>>>>>

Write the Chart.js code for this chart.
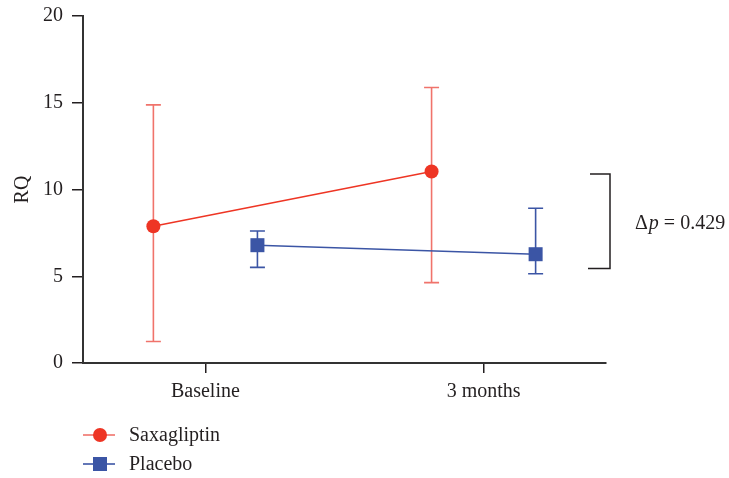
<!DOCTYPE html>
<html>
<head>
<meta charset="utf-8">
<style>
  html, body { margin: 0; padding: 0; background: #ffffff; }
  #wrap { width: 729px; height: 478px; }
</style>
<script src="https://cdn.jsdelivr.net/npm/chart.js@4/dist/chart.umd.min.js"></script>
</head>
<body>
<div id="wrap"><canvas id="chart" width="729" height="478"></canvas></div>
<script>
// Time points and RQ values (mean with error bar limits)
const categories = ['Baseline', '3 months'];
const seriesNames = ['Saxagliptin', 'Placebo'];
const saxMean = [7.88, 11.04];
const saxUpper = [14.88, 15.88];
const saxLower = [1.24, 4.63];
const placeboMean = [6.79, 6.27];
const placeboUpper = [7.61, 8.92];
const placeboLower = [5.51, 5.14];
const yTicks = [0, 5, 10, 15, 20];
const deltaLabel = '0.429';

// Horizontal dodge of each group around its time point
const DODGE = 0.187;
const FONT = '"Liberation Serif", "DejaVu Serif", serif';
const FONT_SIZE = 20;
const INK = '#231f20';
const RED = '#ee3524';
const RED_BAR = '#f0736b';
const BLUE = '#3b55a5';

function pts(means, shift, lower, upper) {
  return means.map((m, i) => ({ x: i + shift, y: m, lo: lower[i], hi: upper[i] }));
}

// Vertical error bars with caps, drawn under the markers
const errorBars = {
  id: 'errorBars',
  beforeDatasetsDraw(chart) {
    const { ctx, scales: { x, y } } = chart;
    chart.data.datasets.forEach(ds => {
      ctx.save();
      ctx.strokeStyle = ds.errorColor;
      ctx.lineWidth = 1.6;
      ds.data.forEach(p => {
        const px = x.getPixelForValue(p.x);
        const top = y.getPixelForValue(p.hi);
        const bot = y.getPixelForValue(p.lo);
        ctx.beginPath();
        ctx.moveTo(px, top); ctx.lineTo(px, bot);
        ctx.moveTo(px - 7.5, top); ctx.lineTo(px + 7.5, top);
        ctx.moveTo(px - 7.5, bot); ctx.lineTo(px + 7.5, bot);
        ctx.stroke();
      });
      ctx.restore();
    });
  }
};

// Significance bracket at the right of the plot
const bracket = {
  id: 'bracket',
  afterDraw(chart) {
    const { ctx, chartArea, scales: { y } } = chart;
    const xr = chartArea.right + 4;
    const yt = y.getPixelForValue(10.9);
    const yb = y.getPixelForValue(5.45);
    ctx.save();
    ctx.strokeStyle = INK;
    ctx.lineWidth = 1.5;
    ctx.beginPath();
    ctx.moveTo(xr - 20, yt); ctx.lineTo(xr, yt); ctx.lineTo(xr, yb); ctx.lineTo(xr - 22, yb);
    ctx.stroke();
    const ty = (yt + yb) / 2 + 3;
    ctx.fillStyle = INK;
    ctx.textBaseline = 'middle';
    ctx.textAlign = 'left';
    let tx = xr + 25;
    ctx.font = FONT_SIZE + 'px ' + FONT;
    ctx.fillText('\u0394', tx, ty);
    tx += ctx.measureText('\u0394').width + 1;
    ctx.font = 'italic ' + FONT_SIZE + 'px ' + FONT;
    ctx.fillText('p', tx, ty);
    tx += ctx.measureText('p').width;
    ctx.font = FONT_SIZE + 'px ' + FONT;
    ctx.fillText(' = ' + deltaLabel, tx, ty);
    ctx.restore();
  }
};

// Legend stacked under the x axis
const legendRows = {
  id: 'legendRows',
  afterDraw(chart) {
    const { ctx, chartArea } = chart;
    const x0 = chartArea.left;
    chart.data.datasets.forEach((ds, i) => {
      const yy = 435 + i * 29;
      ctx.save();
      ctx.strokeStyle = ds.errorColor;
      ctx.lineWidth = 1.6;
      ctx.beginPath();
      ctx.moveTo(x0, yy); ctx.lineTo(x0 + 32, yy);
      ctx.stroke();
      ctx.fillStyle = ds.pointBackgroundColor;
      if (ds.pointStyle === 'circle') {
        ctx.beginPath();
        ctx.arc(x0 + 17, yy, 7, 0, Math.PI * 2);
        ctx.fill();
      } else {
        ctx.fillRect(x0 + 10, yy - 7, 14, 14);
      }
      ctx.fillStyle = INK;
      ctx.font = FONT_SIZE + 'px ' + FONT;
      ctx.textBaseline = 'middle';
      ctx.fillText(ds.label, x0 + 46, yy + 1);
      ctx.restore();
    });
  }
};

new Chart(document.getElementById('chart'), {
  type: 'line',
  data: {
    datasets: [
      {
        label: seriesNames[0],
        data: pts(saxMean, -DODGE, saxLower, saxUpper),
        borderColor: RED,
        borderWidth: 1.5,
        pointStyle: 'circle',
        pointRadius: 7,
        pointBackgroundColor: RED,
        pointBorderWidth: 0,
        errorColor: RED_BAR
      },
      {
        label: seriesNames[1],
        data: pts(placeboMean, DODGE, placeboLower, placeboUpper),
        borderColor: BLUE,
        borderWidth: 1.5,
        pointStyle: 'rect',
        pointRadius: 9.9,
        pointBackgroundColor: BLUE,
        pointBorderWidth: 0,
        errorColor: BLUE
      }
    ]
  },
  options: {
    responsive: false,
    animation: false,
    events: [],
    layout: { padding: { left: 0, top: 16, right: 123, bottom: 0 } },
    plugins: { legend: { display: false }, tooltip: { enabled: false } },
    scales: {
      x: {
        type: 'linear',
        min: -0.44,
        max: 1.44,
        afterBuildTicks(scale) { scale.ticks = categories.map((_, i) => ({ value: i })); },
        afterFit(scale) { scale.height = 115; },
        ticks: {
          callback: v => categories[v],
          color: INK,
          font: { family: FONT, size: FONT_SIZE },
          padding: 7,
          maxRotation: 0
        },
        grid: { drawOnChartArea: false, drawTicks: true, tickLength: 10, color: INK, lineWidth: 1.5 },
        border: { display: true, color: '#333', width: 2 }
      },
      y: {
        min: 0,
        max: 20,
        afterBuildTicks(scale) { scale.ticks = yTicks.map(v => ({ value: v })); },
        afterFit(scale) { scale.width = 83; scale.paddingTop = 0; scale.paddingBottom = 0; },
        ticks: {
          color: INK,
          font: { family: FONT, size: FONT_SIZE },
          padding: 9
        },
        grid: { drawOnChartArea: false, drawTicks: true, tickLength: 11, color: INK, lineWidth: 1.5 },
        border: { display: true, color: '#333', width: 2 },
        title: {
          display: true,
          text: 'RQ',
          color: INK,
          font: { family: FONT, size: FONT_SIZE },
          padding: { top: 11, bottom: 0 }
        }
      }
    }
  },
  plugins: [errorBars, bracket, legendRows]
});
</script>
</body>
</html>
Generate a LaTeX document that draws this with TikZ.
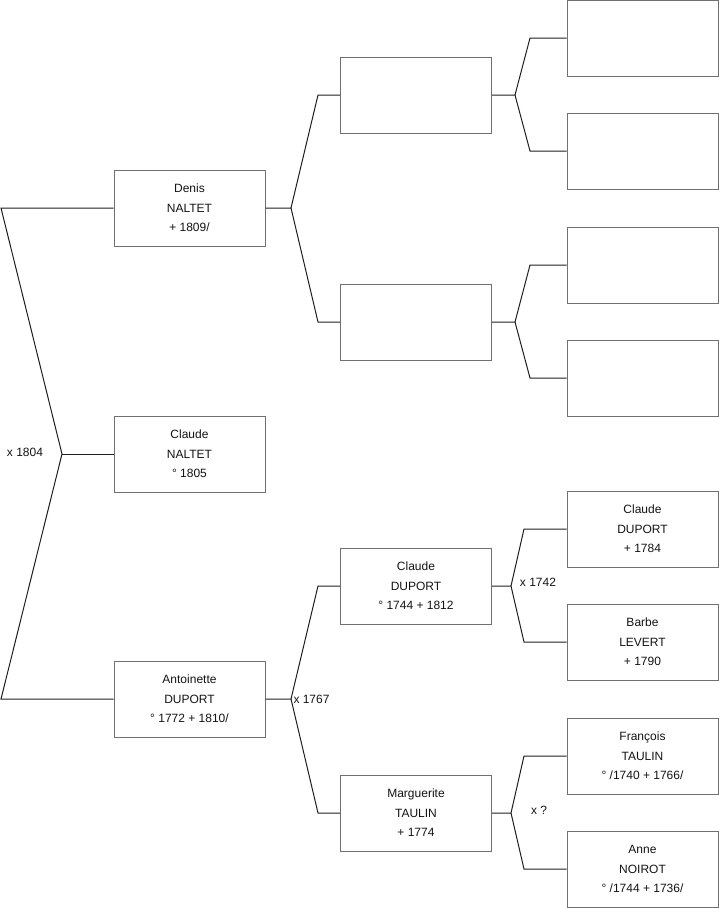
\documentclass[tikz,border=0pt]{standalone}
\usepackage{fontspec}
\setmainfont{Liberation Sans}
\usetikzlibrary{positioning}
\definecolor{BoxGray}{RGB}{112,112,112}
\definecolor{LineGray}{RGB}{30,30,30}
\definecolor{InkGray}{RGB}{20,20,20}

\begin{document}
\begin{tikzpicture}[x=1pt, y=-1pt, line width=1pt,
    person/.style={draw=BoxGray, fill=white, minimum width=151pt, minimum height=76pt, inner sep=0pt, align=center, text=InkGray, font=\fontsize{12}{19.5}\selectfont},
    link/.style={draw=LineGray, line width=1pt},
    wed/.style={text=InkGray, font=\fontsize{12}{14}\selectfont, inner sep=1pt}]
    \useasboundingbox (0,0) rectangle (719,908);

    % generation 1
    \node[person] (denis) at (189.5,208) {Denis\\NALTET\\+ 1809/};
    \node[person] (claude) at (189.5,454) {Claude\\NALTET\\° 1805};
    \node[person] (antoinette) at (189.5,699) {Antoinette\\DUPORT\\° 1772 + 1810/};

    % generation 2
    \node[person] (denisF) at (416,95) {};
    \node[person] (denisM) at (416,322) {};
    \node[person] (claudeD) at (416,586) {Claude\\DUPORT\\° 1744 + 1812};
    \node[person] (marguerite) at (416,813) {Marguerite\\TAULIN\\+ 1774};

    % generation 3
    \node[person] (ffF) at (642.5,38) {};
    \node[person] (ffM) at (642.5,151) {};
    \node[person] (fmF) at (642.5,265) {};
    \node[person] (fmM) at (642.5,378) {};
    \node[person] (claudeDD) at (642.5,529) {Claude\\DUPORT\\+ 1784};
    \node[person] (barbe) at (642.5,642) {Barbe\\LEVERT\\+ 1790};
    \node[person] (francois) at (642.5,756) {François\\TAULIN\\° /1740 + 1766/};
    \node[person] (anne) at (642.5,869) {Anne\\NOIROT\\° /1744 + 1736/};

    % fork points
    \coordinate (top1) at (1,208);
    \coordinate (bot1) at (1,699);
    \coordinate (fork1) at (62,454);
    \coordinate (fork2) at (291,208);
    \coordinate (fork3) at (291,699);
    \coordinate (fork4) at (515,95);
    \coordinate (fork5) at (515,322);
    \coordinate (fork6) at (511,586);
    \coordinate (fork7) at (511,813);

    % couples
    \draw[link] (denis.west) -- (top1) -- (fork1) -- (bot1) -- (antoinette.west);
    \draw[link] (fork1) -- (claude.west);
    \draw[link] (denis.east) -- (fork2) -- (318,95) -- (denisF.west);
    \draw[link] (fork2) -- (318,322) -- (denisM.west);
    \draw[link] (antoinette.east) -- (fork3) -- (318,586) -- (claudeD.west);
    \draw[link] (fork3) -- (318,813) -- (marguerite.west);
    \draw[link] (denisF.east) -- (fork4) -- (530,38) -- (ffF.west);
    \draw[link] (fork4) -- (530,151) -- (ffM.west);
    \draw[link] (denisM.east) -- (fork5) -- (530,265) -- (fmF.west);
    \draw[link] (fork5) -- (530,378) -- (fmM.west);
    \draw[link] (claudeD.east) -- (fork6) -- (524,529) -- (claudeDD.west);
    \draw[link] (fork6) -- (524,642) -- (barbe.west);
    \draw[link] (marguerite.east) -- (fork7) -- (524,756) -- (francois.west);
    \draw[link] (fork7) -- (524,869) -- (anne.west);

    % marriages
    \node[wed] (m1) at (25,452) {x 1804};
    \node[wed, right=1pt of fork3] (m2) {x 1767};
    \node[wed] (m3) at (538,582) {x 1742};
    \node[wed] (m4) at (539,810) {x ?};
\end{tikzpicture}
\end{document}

<<<<<

Prompt —
Return only the count of lines in the records that hold the word "this".

Result —
2